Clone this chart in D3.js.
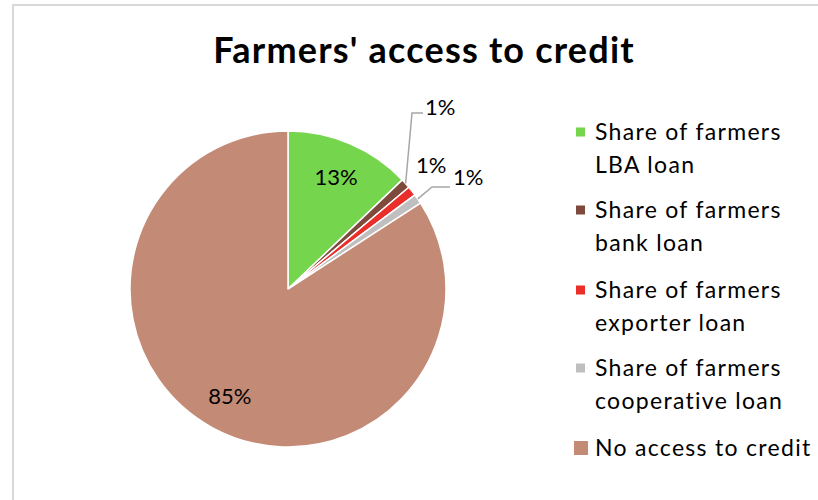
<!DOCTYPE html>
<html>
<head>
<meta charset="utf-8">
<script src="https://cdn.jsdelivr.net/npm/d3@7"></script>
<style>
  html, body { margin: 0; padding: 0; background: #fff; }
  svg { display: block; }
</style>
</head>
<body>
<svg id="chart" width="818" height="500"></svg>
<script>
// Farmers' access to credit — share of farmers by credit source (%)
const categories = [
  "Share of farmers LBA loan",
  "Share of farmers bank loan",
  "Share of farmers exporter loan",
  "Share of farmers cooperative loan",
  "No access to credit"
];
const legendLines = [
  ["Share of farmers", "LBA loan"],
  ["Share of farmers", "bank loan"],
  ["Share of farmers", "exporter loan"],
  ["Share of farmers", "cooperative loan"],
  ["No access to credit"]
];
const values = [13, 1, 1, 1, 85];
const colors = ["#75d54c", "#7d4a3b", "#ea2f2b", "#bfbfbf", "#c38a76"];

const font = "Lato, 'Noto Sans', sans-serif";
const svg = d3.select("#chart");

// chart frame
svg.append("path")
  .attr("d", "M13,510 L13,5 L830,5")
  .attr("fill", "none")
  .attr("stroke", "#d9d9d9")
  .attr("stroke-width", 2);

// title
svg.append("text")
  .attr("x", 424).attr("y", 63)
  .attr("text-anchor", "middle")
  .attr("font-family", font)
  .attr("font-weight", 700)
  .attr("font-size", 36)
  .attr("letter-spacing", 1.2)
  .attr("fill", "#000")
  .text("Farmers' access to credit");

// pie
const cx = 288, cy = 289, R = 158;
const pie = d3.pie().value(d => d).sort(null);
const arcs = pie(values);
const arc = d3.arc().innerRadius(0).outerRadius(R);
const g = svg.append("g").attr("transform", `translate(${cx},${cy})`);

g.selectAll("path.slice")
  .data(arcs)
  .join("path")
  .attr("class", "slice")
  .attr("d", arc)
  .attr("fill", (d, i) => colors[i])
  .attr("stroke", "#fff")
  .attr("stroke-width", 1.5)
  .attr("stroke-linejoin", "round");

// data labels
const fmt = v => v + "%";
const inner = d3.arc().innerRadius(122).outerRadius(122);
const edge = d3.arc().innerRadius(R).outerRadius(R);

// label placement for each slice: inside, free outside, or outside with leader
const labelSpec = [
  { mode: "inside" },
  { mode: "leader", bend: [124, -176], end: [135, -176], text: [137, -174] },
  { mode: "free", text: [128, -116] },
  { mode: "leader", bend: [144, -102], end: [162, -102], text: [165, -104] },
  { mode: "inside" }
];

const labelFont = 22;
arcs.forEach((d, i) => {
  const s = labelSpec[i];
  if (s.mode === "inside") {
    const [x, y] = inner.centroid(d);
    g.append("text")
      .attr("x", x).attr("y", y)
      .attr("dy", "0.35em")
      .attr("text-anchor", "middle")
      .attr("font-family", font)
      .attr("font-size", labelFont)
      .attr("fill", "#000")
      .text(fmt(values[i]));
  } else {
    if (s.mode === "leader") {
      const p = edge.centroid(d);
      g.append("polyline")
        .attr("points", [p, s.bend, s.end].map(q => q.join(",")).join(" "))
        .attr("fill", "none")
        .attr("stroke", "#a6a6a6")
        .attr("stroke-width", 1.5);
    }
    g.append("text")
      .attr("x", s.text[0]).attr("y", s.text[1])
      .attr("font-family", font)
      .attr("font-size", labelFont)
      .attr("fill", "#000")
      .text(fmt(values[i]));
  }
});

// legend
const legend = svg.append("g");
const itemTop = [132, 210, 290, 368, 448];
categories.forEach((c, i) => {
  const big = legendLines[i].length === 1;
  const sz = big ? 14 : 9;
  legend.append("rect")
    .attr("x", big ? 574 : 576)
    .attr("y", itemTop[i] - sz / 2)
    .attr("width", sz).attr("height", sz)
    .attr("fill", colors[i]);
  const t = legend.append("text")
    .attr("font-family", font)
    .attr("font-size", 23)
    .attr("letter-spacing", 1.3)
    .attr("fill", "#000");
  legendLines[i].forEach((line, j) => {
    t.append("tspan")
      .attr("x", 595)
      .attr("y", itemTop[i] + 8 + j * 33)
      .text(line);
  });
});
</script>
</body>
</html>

**********

To do: Check every line in the material above for the string "chart", then give only the number of lines that have it.

Problem solution: 4